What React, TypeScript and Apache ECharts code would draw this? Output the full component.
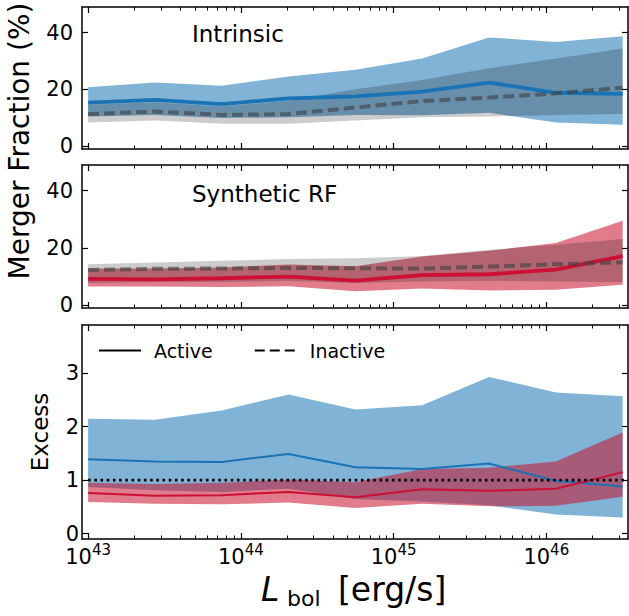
_ _ _
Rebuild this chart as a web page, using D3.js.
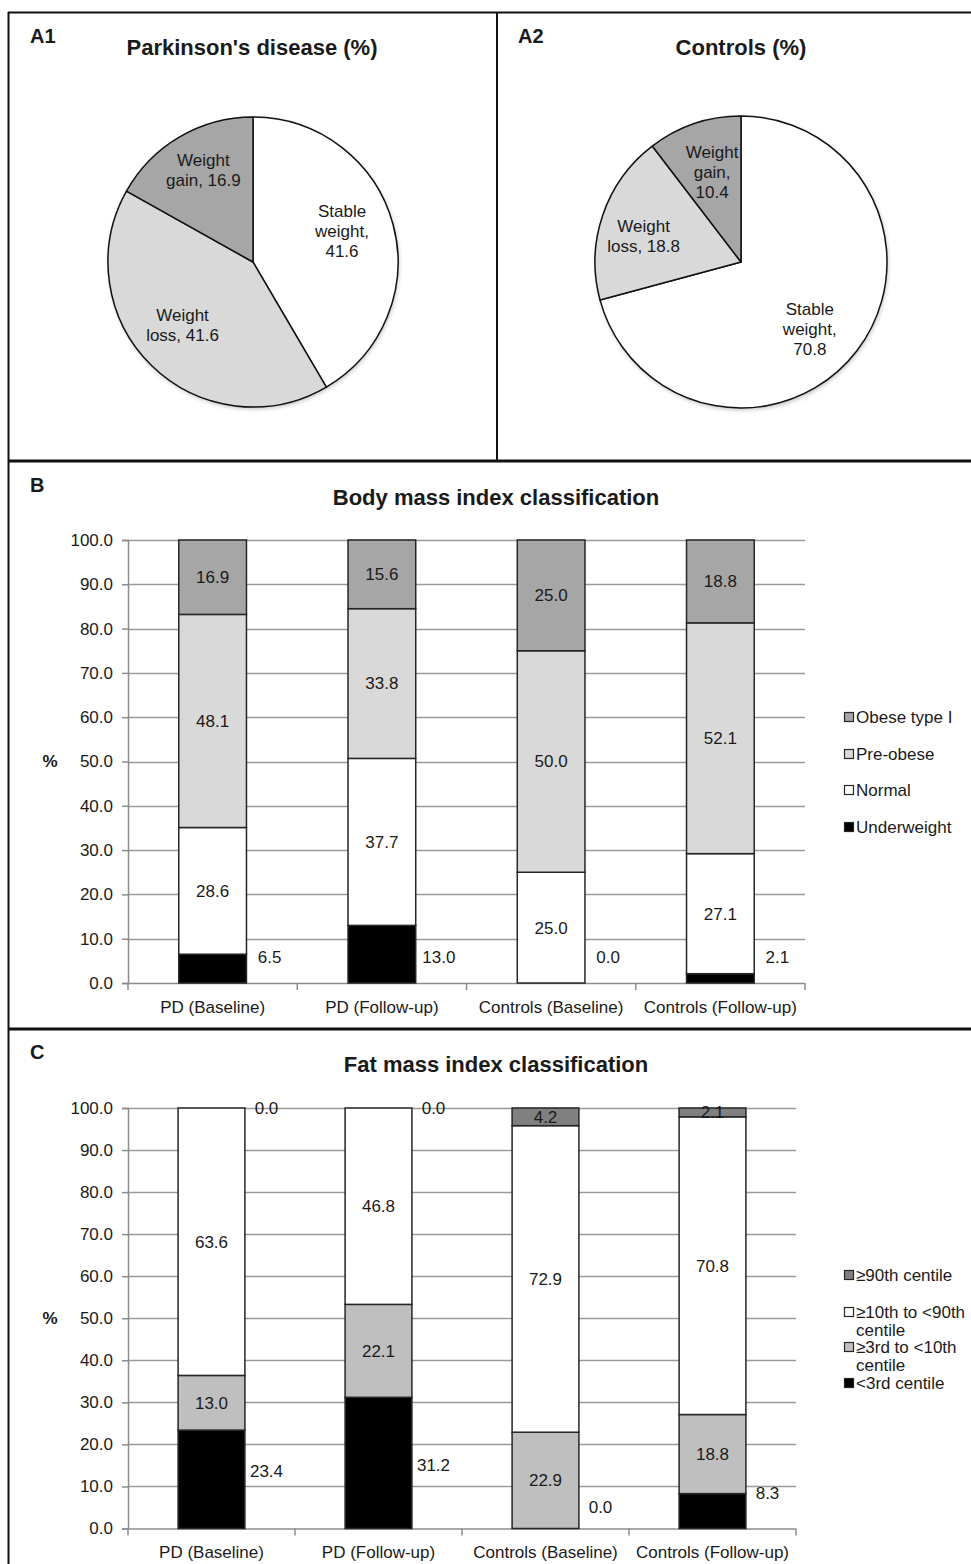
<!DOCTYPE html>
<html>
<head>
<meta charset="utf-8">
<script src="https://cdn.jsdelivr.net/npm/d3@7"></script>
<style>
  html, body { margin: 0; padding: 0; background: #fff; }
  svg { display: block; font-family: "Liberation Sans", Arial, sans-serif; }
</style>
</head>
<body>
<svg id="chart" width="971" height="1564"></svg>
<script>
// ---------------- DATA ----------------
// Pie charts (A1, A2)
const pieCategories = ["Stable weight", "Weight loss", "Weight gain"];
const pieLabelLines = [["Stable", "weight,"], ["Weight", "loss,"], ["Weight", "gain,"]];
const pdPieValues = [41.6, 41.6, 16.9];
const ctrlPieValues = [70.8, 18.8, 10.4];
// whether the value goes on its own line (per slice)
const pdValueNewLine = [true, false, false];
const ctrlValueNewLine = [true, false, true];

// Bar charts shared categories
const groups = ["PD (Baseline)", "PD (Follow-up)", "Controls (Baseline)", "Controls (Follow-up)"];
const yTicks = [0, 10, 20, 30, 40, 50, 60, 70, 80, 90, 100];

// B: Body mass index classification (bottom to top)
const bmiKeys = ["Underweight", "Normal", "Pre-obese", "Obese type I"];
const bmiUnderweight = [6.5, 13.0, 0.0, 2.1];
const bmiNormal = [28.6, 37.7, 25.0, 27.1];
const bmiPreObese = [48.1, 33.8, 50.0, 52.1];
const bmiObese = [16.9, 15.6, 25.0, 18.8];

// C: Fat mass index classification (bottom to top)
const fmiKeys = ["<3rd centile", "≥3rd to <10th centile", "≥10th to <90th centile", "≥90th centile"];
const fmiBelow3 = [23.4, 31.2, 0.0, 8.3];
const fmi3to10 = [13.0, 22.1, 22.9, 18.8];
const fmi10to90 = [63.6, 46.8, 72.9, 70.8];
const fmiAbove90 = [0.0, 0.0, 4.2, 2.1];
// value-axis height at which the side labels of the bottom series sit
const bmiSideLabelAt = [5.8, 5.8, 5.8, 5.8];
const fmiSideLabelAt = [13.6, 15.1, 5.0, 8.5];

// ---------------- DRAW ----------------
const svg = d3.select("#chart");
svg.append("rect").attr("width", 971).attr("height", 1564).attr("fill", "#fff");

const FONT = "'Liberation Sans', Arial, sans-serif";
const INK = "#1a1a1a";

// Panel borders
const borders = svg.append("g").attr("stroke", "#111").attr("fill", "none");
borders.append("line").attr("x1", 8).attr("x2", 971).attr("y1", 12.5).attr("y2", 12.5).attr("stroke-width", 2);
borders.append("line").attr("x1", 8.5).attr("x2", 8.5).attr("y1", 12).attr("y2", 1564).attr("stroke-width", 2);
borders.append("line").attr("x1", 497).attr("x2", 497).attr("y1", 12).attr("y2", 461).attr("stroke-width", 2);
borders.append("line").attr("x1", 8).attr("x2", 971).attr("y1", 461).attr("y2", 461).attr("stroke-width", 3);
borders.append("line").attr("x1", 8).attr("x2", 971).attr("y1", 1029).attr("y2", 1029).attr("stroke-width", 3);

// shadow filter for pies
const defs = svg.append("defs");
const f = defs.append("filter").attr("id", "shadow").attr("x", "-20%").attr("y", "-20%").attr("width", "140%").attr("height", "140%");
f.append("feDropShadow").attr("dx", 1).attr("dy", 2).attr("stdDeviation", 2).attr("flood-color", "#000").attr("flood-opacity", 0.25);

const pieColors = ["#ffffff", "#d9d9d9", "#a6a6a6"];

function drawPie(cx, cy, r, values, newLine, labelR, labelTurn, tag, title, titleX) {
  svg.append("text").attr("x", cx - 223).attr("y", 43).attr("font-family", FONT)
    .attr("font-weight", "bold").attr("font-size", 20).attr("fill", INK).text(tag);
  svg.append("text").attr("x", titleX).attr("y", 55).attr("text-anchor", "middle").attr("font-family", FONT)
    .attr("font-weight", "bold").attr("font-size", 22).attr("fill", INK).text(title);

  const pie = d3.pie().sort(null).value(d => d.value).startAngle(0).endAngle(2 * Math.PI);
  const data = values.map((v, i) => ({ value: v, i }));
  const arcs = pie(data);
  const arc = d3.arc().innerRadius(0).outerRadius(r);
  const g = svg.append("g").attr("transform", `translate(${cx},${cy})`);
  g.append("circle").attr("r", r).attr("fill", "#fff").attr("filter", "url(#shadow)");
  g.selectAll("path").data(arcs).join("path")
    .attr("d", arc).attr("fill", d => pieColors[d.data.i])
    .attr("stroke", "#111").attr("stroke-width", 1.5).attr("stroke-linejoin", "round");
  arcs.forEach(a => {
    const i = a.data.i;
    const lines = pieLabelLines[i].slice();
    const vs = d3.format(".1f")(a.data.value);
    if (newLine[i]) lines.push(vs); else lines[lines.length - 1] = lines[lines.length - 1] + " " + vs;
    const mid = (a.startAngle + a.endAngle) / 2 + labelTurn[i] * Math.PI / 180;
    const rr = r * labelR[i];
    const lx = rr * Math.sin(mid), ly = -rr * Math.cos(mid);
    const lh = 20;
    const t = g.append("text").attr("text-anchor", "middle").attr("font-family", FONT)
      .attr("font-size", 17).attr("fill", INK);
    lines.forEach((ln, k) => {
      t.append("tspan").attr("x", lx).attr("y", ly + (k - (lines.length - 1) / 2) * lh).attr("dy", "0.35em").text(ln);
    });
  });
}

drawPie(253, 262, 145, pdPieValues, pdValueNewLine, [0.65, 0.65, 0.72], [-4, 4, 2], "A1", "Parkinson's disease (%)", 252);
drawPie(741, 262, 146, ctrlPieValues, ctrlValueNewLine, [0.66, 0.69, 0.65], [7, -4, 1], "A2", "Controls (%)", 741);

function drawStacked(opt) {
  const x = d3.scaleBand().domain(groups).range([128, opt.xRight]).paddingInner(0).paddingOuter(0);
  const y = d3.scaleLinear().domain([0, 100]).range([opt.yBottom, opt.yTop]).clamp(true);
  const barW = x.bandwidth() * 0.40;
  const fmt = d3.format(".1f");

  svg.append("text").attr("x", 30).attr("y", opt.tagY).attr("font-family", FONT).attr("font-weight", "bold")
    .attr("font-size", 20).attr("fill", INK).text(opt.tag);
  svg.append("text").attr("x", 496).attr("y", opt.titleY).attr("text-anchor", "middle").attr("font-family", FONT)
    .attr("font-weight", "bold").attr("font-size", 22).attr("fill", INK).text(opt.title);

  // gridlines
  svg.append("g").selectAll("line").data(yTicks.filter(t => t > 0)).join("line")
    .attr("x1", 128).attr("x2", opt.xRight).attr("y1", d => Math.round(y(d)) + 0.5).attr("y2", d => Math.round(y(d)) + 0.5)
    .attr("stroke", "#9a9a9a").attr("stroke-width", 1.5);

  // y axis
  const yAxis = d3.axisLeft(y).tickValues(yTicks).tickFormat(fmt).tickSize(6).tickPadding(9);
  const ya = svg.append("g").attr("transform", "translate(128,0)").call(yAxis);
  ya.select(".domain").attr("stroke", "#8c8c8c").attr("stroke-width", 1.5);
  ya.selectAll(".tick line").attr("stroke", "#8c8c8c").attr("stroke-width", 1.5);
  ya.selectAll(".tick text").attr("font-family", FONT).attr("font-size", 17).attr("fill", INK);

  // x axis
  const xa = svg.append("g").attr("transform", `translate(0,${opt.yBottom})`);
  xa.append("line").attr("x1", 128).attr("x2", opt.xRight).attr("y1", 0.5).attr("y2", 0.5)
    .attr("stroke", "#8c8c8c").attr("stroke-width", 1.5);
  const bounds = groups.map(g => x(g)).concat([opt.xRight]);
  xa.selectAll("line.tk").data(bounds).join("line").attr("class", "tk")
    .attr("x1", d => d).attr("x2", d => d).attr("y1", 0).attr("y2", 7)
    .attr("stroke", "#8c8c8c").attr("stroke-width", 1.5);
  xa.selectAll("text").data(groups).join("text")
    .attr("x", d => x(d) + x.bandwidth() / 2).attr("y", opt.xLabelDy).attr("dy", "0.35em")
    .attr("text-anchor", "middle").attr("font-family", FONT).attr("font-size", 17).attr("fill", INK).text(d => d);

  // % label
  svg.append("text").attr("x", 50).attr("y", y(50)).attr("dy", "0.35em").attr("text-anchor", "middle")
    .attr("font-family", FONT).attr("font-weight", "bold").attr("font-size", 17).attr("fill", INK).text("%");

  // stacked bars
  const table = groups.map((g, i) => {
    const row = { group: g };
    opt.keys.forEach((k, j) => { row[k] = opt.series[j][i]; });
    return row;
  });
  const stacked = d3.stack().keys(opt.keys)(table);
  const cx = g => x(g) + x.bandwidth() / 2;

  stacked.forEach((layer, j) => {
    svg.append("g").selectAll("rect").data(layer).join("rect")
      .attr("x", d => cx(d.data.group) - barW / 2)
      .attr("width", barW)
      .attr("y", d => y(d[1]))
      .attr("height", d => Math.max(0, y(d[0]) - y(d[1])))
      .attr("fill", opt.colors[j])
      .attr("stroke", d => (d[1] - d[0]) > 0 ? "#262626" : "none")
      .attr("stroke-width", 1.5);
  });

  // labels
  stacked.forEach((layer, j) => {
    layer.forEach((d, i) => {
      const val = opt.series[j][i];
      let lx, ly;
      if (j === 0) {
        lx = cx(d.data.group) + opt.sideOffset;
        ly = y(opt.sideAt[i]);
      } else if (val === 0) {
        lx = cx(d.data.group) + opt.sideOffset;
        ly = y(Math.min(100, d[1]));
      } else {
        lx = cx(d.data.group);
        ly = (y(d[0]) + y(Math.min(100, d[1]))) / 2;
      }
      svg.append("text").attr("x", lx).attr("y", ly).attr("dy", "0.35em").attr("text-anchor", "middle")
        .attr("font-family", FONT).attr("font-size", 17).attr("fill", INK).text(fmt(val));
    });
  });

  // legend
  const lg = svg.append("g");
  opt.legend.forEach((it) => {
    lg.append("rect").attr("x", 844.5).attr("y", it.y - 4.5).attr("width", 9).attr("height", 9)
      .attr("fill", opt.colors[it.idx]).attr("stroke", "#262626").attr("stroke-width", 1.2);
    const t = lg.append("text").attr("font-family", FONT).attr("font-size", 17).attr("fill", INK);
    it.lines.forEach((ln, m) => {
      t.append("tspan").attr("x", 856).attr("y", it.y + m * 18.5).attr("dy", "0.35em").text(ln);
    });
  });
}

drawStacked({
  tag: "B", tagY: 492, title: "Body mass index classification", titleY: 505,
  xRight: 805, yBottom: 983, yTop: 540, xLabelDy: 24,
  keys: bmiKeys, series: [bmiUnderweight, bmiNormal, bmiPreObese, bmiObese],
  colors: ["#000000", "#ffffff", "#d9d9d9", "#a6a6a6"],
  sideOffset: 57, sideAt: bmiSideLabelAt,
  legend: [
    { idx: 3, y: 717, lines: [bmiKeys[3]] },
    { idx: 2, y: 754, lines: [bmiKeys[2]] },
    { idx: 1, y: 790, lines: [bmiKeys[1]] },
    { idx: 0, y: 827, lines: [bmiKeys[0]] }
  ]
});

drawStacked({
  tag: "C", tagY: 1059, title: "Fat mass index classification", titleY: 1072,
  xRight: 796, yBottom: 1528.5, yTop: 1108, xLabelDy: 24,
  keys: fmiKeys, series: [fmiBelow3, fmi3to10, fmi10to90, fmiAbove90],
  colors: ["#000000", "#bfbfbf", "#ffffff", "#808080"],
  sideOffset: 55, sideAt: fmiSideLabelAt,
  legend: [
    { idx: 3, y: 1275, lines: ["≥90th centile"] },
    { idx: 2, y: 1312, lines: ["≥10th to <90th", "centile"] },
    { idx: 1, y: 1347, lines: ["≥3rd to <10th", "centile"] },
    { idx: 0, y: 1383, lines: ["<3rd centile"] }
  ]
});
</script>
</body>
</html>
_ _ _
> **Stated task**
Word for word, restate the lines beginning with the one that has "Rebuild this chart" and ending with the one that has "const fmiSideLabelAt = [13.6, 15.1, 5.0, 8.5];". Keep both ends and skip any pictures.

> **Output for this task**
Rebuild this chart as a web page, using D3.js.
<!DOCTYPE html>
<html>
<head>
<meta charset="utf-8">
<script src="https://cdn.jsdelivr.net/npm/d3@7"></script>
<style>
  html, body { margin: 0; padding: 0; background: #fff; }
  svg { display: block; font-family: "Liberation Sans", Arial, sans-serif; }
</style>
</head>
<body>
<svg id="chart" width="971" height="1564"></svg>
<script>
// ---------------- DATA ----------------
// Pie charts (A1, A2)
const pieCategories = ["Stable weight", "Weight loss", "Weight gain"];
const pieLabelLines = [["Stable", "weight,"], ["Weight", "loss,"], ["Weight", "gain,"]];
const pdPieValues = [41.6, 41.6, 16.9];
const ctrlPieValues = [70.8, 18.8, 10.4];
// whether the value goes on its own line (per slice)
const pdValueNewLine = [true, false, false];
const ctrlValueNewLine = [true, false, true];

// Bar charts shared categories
const groups = ["PD (Baseline)", "PD (Follow-up)", "Controls (Baseline)", "Controls (Follow-up)"];
const yTicks = [0, 10, 20, 30, 40, 50, 60, 70, 80, 90, 100];

// B: Body mass index classification (bottom to top)
const bmiKeys = ["Underweight", "Normal", "Pre-obese", "Obese type I"];
const bmiUnderweight = [6.5, 13.0, 0.0, 2.1];
const bmiNormal = [28.6, 37.7, 25.0, 27.1];
const bmiPreObese = [48.1, 33.8, 50.0, 52.1];
const bmiObese = [16.9, 15.6, 25.0, 18.8];

// C: Fat mass index classification (bottom to top)
const fmiKeys = ["<3rd centile", "≥3rd to <10th centile", "≥10th to <90th centile", "≥90th centile"];
const fmiBelow3 = [23.4, 31.2, 0.0, 8.3];
const fmi3to10 = [13.0, 22.1, 22.9, 18.8];
const fmi10to90 = [63.6, 46.8, 72.9, 70.8];
const fmiAbove90 = [0.0, 0.0, 4.2, 2.1];
// value-axis height at which the side labels of the bottom series sit
const bmiSideLabelAt = [5.8, 5.8, 5.8, 5.8];
const fmiSideLabelAt = [13.6, 15.1, 5.0, 8.5];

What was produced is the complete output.